Eliza founded All Souls Church in Sioux Falls, DT, in 1886, but had for several years held services of liberal thinkers in her home and in the Congregational and Methodist Church buildings. Although the Sioux Falls Church of All Souls was Eliza’s home church, she turned over the pulpit to the very able Carolyn Bartlett, another member of the Iowa sisterhood, and turned most of her professional attention to the church in Luverne, MN. What a commitment that must have been in the 1890s. When you drive to Luverne sometime, count the bridges that we now whiz over without a thought... not to mention the small streams that now flow through culverts underneath the road. The dirt trails then must have been a real challenge in the muds of spring, the dusts of summer, the bugs of fall, and the ice of winter. Summer heat must have presented just as many unpleasant trips as winter cold, especially in the womens’ attire of the period.

Eliza Tupper Wilkes was the first ordained woman to function in Dakota Territory, paving the way for many other denominations to fill our churches with the thoughts and talents of women. She was the first woman to preach at the Stanford University Chapel—in May, 1895. Her sermon was titled "Character in the Light of Evolution." In addition, she was the mother of six successful children: at least five of them in partnership owned many theatres around the entire nation and were instrumental in the creation of the film industry in Hollywood. These are the children Eliza is said to have taken camping at the Universalist Revival grounds in lower Sherman Park, a spot now occupied by Westward Ho Country Club.
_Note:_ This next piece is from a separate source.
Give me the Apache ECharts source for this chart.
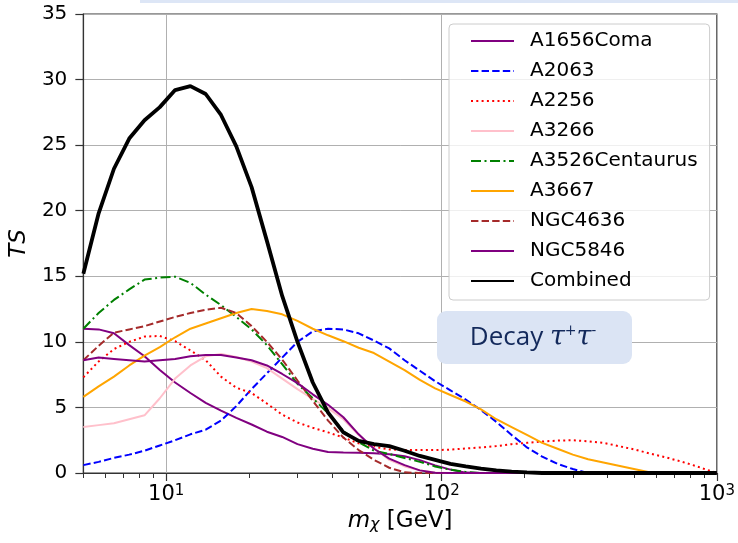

She was an Associate Pastor at First Unitarian Church, Oakland, CA, and continually made herself available to fill in all over the nation as health and time permitted.
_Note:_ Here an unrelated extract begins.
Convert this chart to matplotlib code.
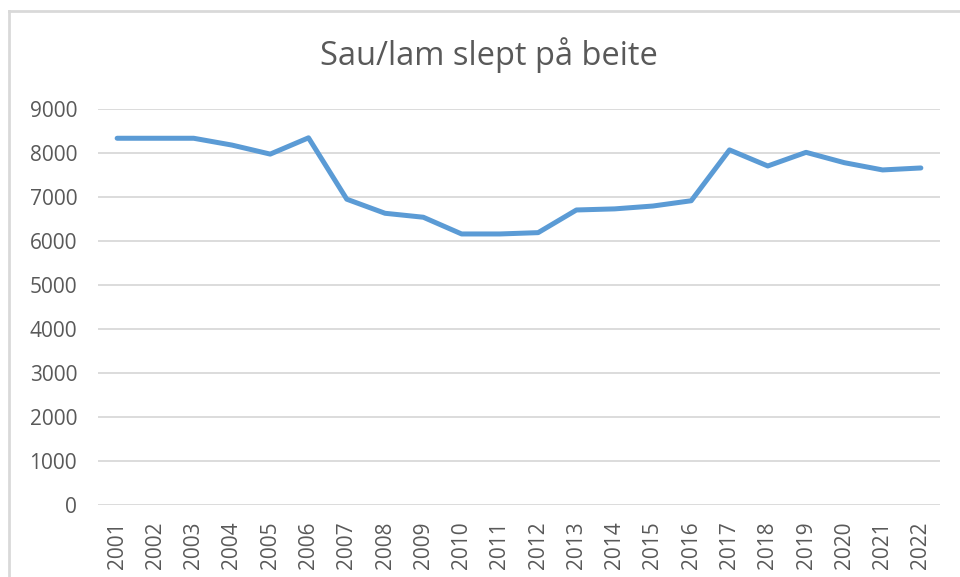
import matplotlib.pyplot as plt
from matplotlib.lines import Line2D

# Data
years = [str(y) for y in range(2001, 2023)]
sheep = [8335, 8335, 8335, 8180, 7975, 8345, 6950, 6630, 6540, 6160, 6160,
         6190, 6705, 6730, 6795, 6915, 8070, 7705, 8015, 7780, 7615, 7660]
y_ticks = [0, 1000, 2000, 3000, 4000, 5000, 6000, 7000, 8000, 9000]

plt.rcParams['font.family'] = ['Open Sans', 'DejaVu Sans']
text_color = '#595959'
grid_color = '#D9D9D9'

fig = plt.figure(figsize=(9.6, 5.77), dpi=100)
ax = fig.add_axes([98 / 960, 1 - 505 / 577, 842 / 960, 396 / 577])

x = list(range(len(years)))
ax.plot(x, sheep, color='#5B9BD5', linewidth=3.6, solid_joinstyle='round',
        solid_capstyle='round', zorder=3)

ax.set_xlim(-0.5, len(years) - 0.5)
ax.set_ylim(0, 9000)
ax.set_yticks(y_ticks)
ax.set_yticklabels([str(v) for v in y_ticks])
ax.set_xticks(x)
ax.set_xticklabels(years, rotation=90)
ax.tick_params(axis='both', length=0, labelsize=15, colors=text_color)
ax.tick_params(axis='y', pad=15)
ax.tick_params(axis='x', pad=12)
ax.grid(axis='y', color=grid_color, linewidth=1.3)
ax.set_axisbelow(True)
for s in ax.spines.values():
    s.set_visible(False)

fig.text(489 / 960, 1 - 55 / 577, 'Sau/lam slept på beite', ha='center', va='center',
         fontsize=23.5, color=text_color)

# chart border (top and left visible)
fig.add_artist(Line2D([9 / 960, 1], [1 - 11 / 577, 1 - 11 / 577], color=grid_color,
                      linewidth=2, transform=fig.transFigure))
fig.add_artist(Line2D([9 / 960, 9 / 960], [0, 1 - 11 / 577], color=grid_color,
                      linewidth=2, transform=fig.transFigure))

fig.savefig('out.png', dpi=100)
Eliza was also known as a gracious hostess for the many guests Judge Wilkes must have entertained. Her death certificate from Atlantic City, NJ, of February 5, 1917, merely says "housewife." After creating and growing more in her lifetime than many of us can dream of, against formidable odds most of do not face, it seems "housewife," —however grand a function that certainly is,—"housewife" just doesn’t cover her accomplishments.
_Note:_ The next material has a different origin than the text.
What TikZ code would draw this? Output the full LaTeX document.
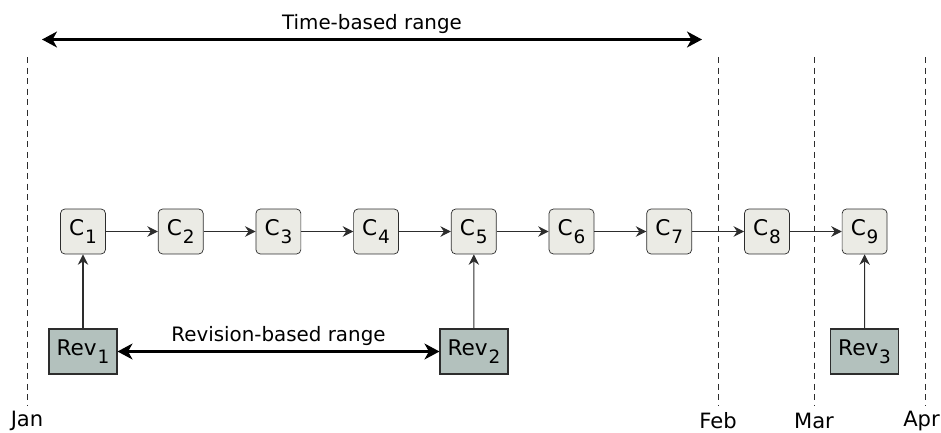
\documentclass[tikz,border=0pt]{standalone}
\usepackage{fontspec}
\setmainfont{DejaVu Sans}
\usepackage{xcolor}
\usetikzlibrary{arrows.meta}

\definecolor{commitfill}{RGB}{235,235,229}
\definecolor{revfill}{RGB}{179,193,189}
\definecolor{edgegray}{RGB}{45,45,45}

\newcommand{\lowidx}[1]{\kern0.5pt\raisebox{-4.6pt}{\fontsize{10.5}{12}\selectfont #1}}

\tikzset{
  commit/.style={draw=edgegray, fill=commitfill, rounded corners=2.5pt,
    minimum width=0.9cm, minimum height=0.9cm, inner sep=0pt,
    font=\fontsize{12.3}{14}\selectfont},
  revbox/.style={draw=edgegray, fill=revfill, line width=0.6pt,
    minimum width=1.36cm, minimum height=0.9cm, inner sep=0pt,
    font=\fontsize{12.3}{14}\selectfont},
  link/.style={-{Stealth[length=6pt,width=6pt,inset=2pt]}, line width=0.6pt, draw=edgegray},
  span/.style={{Stealth[length=8.5pt,width=9pt,inset=2.5pt]}-{Stealth[length=8.5pt,width=9pt,inset=2.5pt]},
    line width=1.7pt},
  monthline/.style={line width=0.5pt, draw=edgegray, dash pattern=on 3.5pt off 2.5pt},
  monthlabel/.style={font=\fontsize{12}{14}\selectfont},
  spanlabel/.style={font=\fontsize{11.3}{13}\selectfont, inner sep=2.5pt}
}

\begin{document}
\begin{tikzpicture}[x=0.02cm, y=-0.02cm]
    \useasboundingbox (0,0) rectangle (941,433);

    % months
    \coordinate (jantop) at (27,57);   \coordinate (janbot) at (27,405);
    \coordinate (febtop) at (718,57);  \coordinate (febbot) at (718,405);
    \coordinate (martop) at (814,57);  \coordinate (marbot) at (814,405);
    \coordinate (aprtop) at (925,57);  \coordinate (aprbot) at (925,405);
    \draw[monthline] (jantop) -- (janbot);
    \draw[monthline] (febtop) -- (febbot);
    \draw[monthline] (martop) -- (marbot);
    \draw[monthline] (aprtop) -- (aprbot);
    \node[monthlabel] (jan) at (27,421) {Jan};
    \node[monthlabel] (feb) at (718,421) {Feb};
    \node[monthlabel] (mar) at (814,421) {Mar};
    \node[monthlabel, anchor=east, inner sep=0.5pt] (apr) at (941,421) {Apr};

    % commits
    \foreach \i in {1,...,9}
        \node[commit] (c\i) at ({83+97.7*(\i-1)},231.5) {C\lowidx{\i}};
    \foreach \i [evaluate=\i as \j using int(\i+1)] in {1,...,8}
        \draw[link] (c\i) -- (c\j);

    % revisions
    \node[revbox] (rev1) at (83,351.5) {Rev\lowidx{1}};
    \node[revbox] (rev2) at (474,351.5) {Rev\lowidx{2}};
    \node[revbox] (rev3) at (864.6,351.5) {Rev\lowidx{3}};
    \draw[link] (rev1) -- (c1);
    \draw[link] (rev2) -- (c5);
    \draw[link] (rev3) -- (c9);

    % ranges
    \coordinate (timestart) at (42,39.5);
    \coordinate (timeend) at (702,39.5);
    \draw[span] (timestart) -- (timeend)
        node[spanlabel, midway, above] (timelabel) {Time-based range};
    \draw[span] (rev1) -- (rev2)
        node[spanlabel, midway, above] (revlabel) {Revision-based range};
\end{tikzpicture}
\end{document}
In 1996, the Fund for Unitarian Universalism, the All Souls Church, the South Dakota State Historical Society and the Minnehaha County Historical Society erected a marker for her at the site of her Sioux Falls Church, 12th Street and Dakota Avenue, just south of the Washington Pavilion of Arts and Sciences. She is buried, without a marker, in the family plot at Mt. Pleasant Cemetery, Sioux Falls, SD. Her parents, one son and her husband are buried with her. In 2000, work is progressing on a grave marker for her, but for the present, the company of family is no doubt satisfactory for this modest, gentle woman of the prairie.

The Iowa Sisterhood which helped Eliza become an important prairie pastor, was, alas, short-lived. The climate that created it was soon replaced by a vehement reaction against women in the pulpit. Some of the writing is so hateful to read that I don’t include any here.

The societies died on the vine and the strength of the Unitarians and Universalists never became strong in this area. New England’s smallest towns have a Unitarian Church and small rural hamlets in the Deep South have their Universalist churches. But the Midwest has only a handful of these churches left. Churches founded by the good graces and modest demeanor of Eliza Tupper Wilkes and her fellow women in the Iowa Sisterhood are now all gone. The Sioux Falls’ All Souls Church was reborn in the 1950s with the old name. Eliza is still enthusiastically considered the founder. One of the few remaining small churches founded in this period on the plains is in Hanska, MN. The church in Palo Alto, CA, is the only church Eliza Tupper Wilkes founded which has been in continuous existence.

Let us hear a few words from Eliza. I will quote briefly from a treatise she wrote entitled "Is Unitarianism Adapted to the Masses?" printed in the April 2, 1887, edition of Unity Magazine. It is in response to a comment made by a certain Mr. Brown who was evidently rather overly proud, some might even say snooty. He was presumably the reverend of a congregation in the East. Mr. Brown said: "For a certain portion of the unchurched in this country, our form of faith is undoubtedly too simple and too much lacking in purely emotional power." Imagine this response being delivered by the feminine voice, at a time when women’s voices were just plain never heard in church pulpits:

"The heresy in this question is widespread. The feeling that our gospel is for the few, hampers all our missionary work. Who are the masses? Do we mean the unlettered people who are doing the world’s rough work? The overburdened men and women whose bodies are deformed by toil, and minds dwarfed by disuse? … If these starving souls are reaching for something... have we no food?

. . If for all these "weary and heavy laden", Unitarianism has no rest, then so much the worse for Unitarianism. If ours is philosophy for the cultured few, if we have to offer a rose-colored bed of ease for dilettantes in religion, if, instead of food for the hungry, we have only delicacies for epicures, then our end is at hand

Our simple message is intended for the weakest, most despondent of the All-Father. I wonder not that they who believe in man’s total depravity and fall, his everlasting condemnation, should hesitate to approach the lowest prodigal; but for us with our faith in man, with our message of hope and good cheer, where can we hesitate? Into the lowest hell of remorse we may go to cry,

. . "Look up, you are God’s child; there is hope, there is help for you."

. . Into the darkest night of sorrow we may take the light, "God’s in his heaven, All’s right with the world."

Alas, how sad, if by our stammering we fail to deliver the message for which the weary "masses" are waiting! If it fail to reach them, let us blame neither the message nor the people, but our bungling delivery. "How did you like that sermon?" was asked a farmer of one of our church-door pulpit tracts. "Wahl, the fodder was a leetle too high in the rack." Let us lower the rack, brethren, before we condemn the fodder."